Soil is your reservoir. Double its capacity and you halve your top-ups. Start with a 5–8 cm layer of mulch—shredded bark, leaf mould, composted woodchips—topped up as it settles. Keep soil covered year-round to lock in moisture and suppress weeds. Beneath the blanket, improve structure with well-matured compost and a pinch of biochar charged with compost tea; it acts like a sponge. Encourage mycorrhizal fungi, either via inoculants or simply by reducing digging. Fungal networks help roots access water beyond the immediate dripline.

Plant choice is strategy, not style police. Swap thirsty bedding for drought-tolerant perennials—achillea, salvia, nepeta, gaura—and Mediterranean herbs like rosemary and thyme. Go “right plant, right place”: sun lovers in hot, free-draining spots; shade-tolerant species where moisture lingers. Lawns? Raise the mower to 6–8 cm to shade the soil and retain dew. Trial a microclover mix or “no-mow” patches that bounce back after stress. Young plants are the thirstiest: water deeply at planting, then reduce frequency to encourage roots to dive, not dawdle near the surface. Deep, infrequent watering builds resilience.

Capturing Every Drop: Rain, Dew, and Storage

Free water falls from the sky; most gardens just watch it leave. Fit covered water butts to every downpipe and link them with inexpensive hoses so overflow cascades to the next tank. Add a first-flush diverter to shunt roof debris away. Slimline wall tanks hide neatly in alleyways, while collapsible bladders slide under decks. Site containers slightly higher than beds to use gravity pressure. Paths can harvest too: replace solid paving with permeable surfaces that feed a raingarden or swale. In beds, consider wicking planters with sub-surface reservoirs; they reduce surface evaporation and deliver steady moisture to roots.

Dew is small but real. Dense planting and night-time shade cloth can improve condensation that drips back to soil at dawn. Keep gutters clean, add leaf guards, and use simple rain chains to guide runoff into basins. Below is a quick-reference snapshot for planning.
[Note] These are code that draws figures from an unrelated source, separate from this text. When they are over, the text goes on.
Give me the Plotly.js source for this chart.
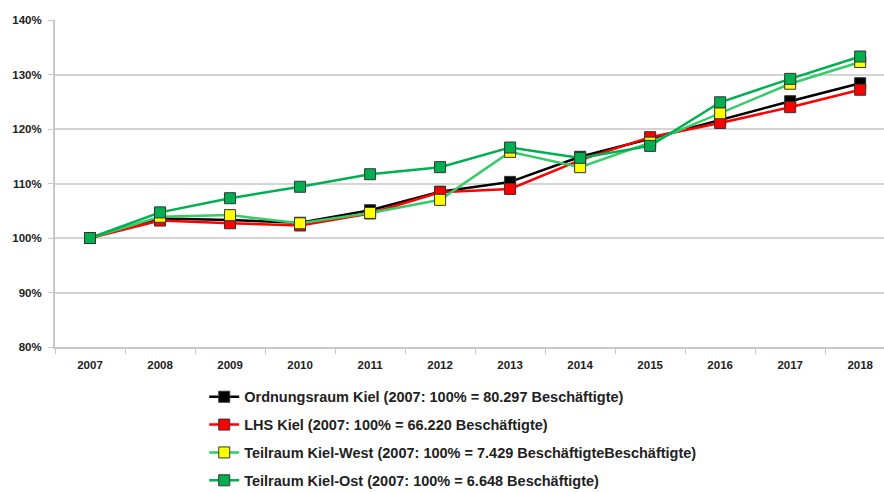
<!DOCTYPE html>
<html>
<head>
<meta charset="utf-8">
<script src="https://cdn.plot.ly/plotly-3.0.1.min.js"></script>
<style>html,body{margin:0;padding:0;background:#fff;}#chart{width:884px;height:492px;}</style>
</head>
<body>
<div id="chart"></div>
<script>
const years = ['2007','2008','2009','2010','2011','2012','2013','2014','2015','2016','2017','2018'];
const ordnungsraum = [1.000,1.036,1.033,1.028,1.051,1.085,1.103,1.149,1.182,1.217,1.251,1.284];
const lhsKiel      = [1.000,1.032,1.027,1.023,1.045,1.084,1.090,1.143,1.185,1.211,1.240,1.272];
const kielWest     = [1.000,1.039,1.042,1.027,1.046,1.070,1.158,1.130,1.175,1.229,1.283,1.323];
const kielOst      = [1.000,1.047,1.073,1.094,1.117,1.130,1.166,1.147,1.169,1.249,1.292,1.333];
const names = [
  'Ordnungsraum Kiel (2007: 100% = 80.297 Beschäftigte)',
  'LHS Kiel (2007: 100% = 66.220 Beschäftigte)',
  'Teilraum Kiel-West (2007: 100% = 7.429 BeschäftigteBeschäftigte)',
  'Teilraum Kiel-Ost (2007: 100% = 6.648 Beschäftigte)'
];
const yTicks = [0.8,0.9,1.0,1.1,1.2,1.3,1.4];

function tr(y, name, lineColor, markerColor, grp){
  return {
    x: years, y: y, name: name, type: 'scatter', mode: 'lines+markers',
    legendgroup: grp,
    line: {color: lineColor, width: 2.5},
    marker: {symbol: 'square', size: 11, color: markerColor, line: {color: '#333', width: 1}},
    cliponaxis: false
  };
}
const data = [
  tr(ordnungsraum, names[0], '#000000', '#000000', 'a'),
  tr(lhsKiel, names[1], '#ff0000', '#ff0000', 'b'),
  tr(kielWest, names[2], '#33cc66', '#ffff00', 'c'),
  tr(kielOst, names[3], '#00b050', '#00b050', 'd')
];
const layout = {
  width: 884, height: 492,
  margin: {l: 55, r: 0, t: 20, b: 145},
  paper_bgcolor: '#fff', plot_bgcolor: '#fff',
  font: {family: 'Liberation Sans, Arial, sans-serif', color: '#222'},
  showlegend: true,
  legend: {
    x: 0.18, xanchor: 'left', yref: 'container', y: 0.226, yanchor: 'top',
    orientation: 'v', tracegroupgap: 6,
    font: {size: 14.5, family: 'Liberation Sans, Arial, sans-serif', weight: 'bold', color: '#222'},
    itemwidth: 30
  },
  xaxis: {
    type: 'category', range: [-0.5, 11.34],
    showgrid: false, showline: true, linecolor: '#c8c8c8', linewidth: 2,
    ticks: 'outside', tickson: 'boundaries', ticklen: 5, tickcolor: '#c8c8c8',
    ticklabelstandoff: 6,
    tickfont: {size: 11.5, weight: 'bold', color: '#222'},
    zeroline: false, fixedrange: true
  },
  yaxis: {
    range: [0.8, 1.4], tickvals: yTicks, tickformat: '.0%',
    showgrid: true, gridcolor: '#d4d4d4', gridwidth: 2,
    showline: true, linecolor: '#c8c8c8', linewidth: 2,
    ticks: 'outside', ticklen: 5, tickcolor: '#c8c8c8',
    ticklabelstandoff: 4,
    tickfont: {size: 11.5, weight: 'bold', color: '#222'},
    zeroline: false, fixedrange: true
  }
};
Plotly.newPlot('chart', data, layout, {displayModeBar: false, staticPlot: true});
</script>
</body>
</html>
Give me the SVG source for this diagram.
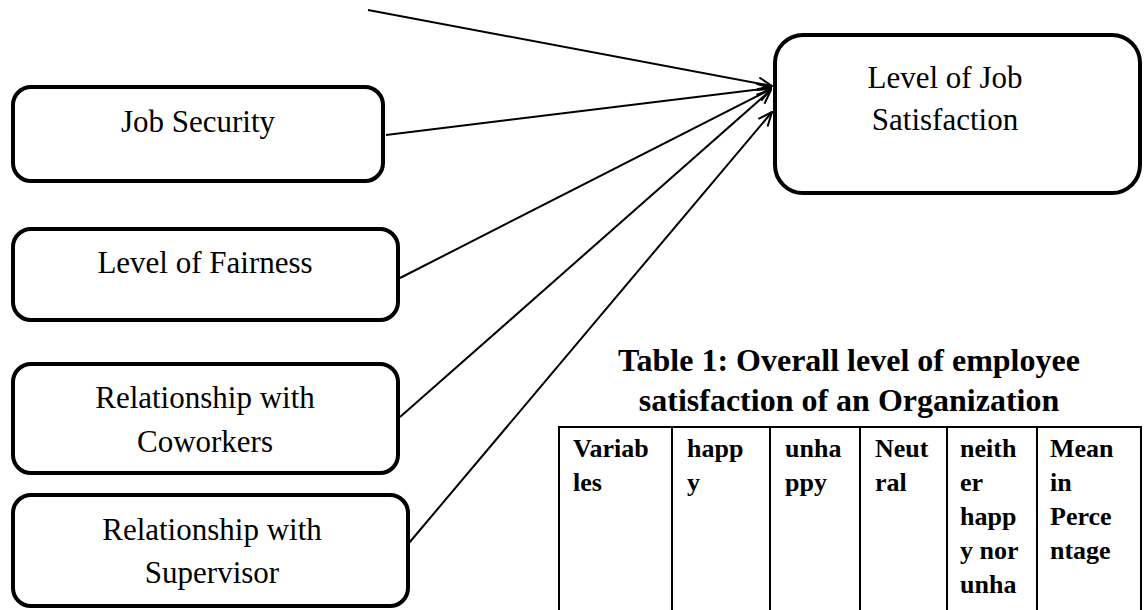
<svg xmlns="http://www.w3.org/2000/svg" width="1144" height="610" viewBox="0 0 1144 610">
  <style>
    .box { fill: #fff; stroke: #000; stroke-width: 4; }
    .lbl { font-family: "Liberation Serif", "Times New Roman", serif; font-size: 31px; fill: #000; text-anchor: middle; }
    .conn { stroke: #000; stroke-width: 2; fill: none; marker-end: url(#arrow); }
    .title { font-family: "Liberation Serif", "Times New Roman", serif; font-size: 32px; font-weight: bold; fill: #000; text-anchor: middle; }
    .cell { font-family: "Liberation Serif", "Times New Roman", serif; font-size: 26px; font-weight: bold; fill: #000; }
    .grid { stroke: #000; stroke-width: 2; fill: none; }
  </style>
  <defs>
    <marker id="arrow" viewBox="0 0 16 14" refX="15" refY="7" markerWidth="16" markerHeight="14" markerUnits="userSpaceOnUse" orient="auto">
      <path d="M1,1 L15,7 L1,13" stroke="#000" stroke-width="2" fill="none"/>
    </marker>
  </defs>
  <rect width="1144" height="610" fill="#fff"/>

  <g id="connectors">
    <line class="conn" x1="368" y1="10" x2="772" y2="86"/>
    <line class="conn" x1="386" y1="135" x2="771" y2="88"/>
    <line class="conn" x1="400" y1="278" x2="771" y2="89"/>
    <line class="conn" x1="400" y1="417" x2="771" y2="90"/>
    <line class="conn" x1="409" y1="543" x2="772" y2="112"/>
  </g>

  <g id="node-target">
    <rect class="box" x="775" y="35" width="365" height="158" rx="28" ry="28"/>
    <text class="lbl" x="945" y="88">Level of Job</text>
    <text class="lbl" x="945" y="130">Satisfaction</text>
  </g>

  <g id="node-job-security">
    <rect class="box" x="13" y="87" width="370" height="94" rx="18" ry="18"/>
    <text class="lbl" x="198" y="132">Job Security</text>
  </g>

  <g id="node-fairness">
    <rect class="box" x="13" y="229" width="385" height="91" rx="18" ry="18"/>
    <text class="lbl" x="205" y="273">Level of Fairness</text>
  </g>

  <g id="node-coworkers">
    <rect class="box" x="13" y="364" width="385" height="109" rx="18" ry="18"/>
    <text class="lbl" x="205" y="408">Relationship with</text>
    <text class="lbl" x="205" y="452">Coworkers</text>
  </g>

  <g id="node-supervisor">
    <rect class="box" x="13" y="495" width="395" height="111" rx="18" ry="18"/>
    <text class="lbl" x="212" y="540">Relationship with</text>
    <text class="lbl" x="212" y="583">Supervisor</text>
  </g>

  <g id="table-1">
    <text class="title" x="849" y="371">Table 1: Overall level of employee</text>
    <text class="title" x="849" y="411">satisfaction of an Organization</text>
    <path class="grid" d="M559,612 V427 H1141 V612 M672,427 V612 M770,427 V612 M860,427 V612 M947,427 V612 M1037,427 V612"/>
    <text class="cell" x="573" y="457">Variab</text>
    <text class="cell" x="573" y="491">les</text>
    <text class="cell" x="687" y="457">happ</text>
    <text class="cell" x="687" y="491">y</text>
    <text class="cell" x="785" y="457">unha</text>
    <text class="cell" x="785" y="491">ppy</text>
    <text class="cell" x="875" y="457">Neut</text>
    <text class="cell" x="875" y="491">ral</text>
    <text class="cell" x="960" y="457">neith</text>
    <text class="cell" x="960" y="491">er</text>
    <text class="cell" x="960" y="525">happ</text>
    <text class="cell" x="960" y="559">y nor</text>
    <text class="cell" x="960" y="593">unha</text>
    <text class="cell" x="1050" y="457">Mean</text>
    <text class="cell" x="1050" y="491">in</text>
    <text class="cell" x="1050" y="525">Perce</text>
    <text class="cell" x="1050" y="559">ntage</text>
  </g>
</svg>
Method Typical Kit Estimated Saving Notes
Drip + Sensor Dripline, timer, soil probe 30–60% vs hose Target roots only
Mulch 5–8 cm Bark, leaf mould Up to 50% loss cut Top up annually
200 L Water Butt Butt, diverter, stand 1–2 weeks’ watering Link multiples
Hydrozoning Grouping by thirst 20–40% efficiency Redesign beds

Design Smarter: Hydrozoning, Shade, and Maintenance Timing

Good layouts save more water than good gadgets. Start with hydrozoning: group plants by water demand and isolate high-thirst areas—veg beds, new trees—on their own circuit. Put drought lovers on a separate line or on manual watering. Shrink lawn footprint; widen mulched paths that double as infiltration strips. Plant a deciduous shade canopy on the west side to blunt late-day scorch while allowing winter light through. In containers, upsize pots, use peat-free mixes with added bark fines for structure, and line the inside with a thin coir mat to slow evaporation.

Maintenance is timing. Deadhead to prevent wasteful seed set, weed early so competitors don’t drink your reserves, and stake tall perennials to reduce wind stress. Fix leaks quickly—one pinhole can waste hundreds of litres. Fit quick-shut couplers and keep hose nozzles in good order. In hot spells, pause fertiliser; it pushes soft growth that demands water. Where restrictions apply, adapt: watering cans from stored rainwater and drip lines fed by gravity often remain permissible, but always check local rules. The mantra holds: water the plant, not the path, and less often, more deeply.

These are not hairshirt tactics. They’re practical upgrades that make gardens calmer to run, cheaper to maintain, and better prepared for spiky weather. You’ll still get colour, scent, and birdsong—just with lighter footprints and fuller butts. Start small this weekend: lay mulch, fix that leaky connector, set a sensor, and capture the next shower. Then build from there as budgets allow. Precision beats routine, and design beats effort. Which of these water-saving hacks will you test first, and how will you adapt them to your own patch of ground?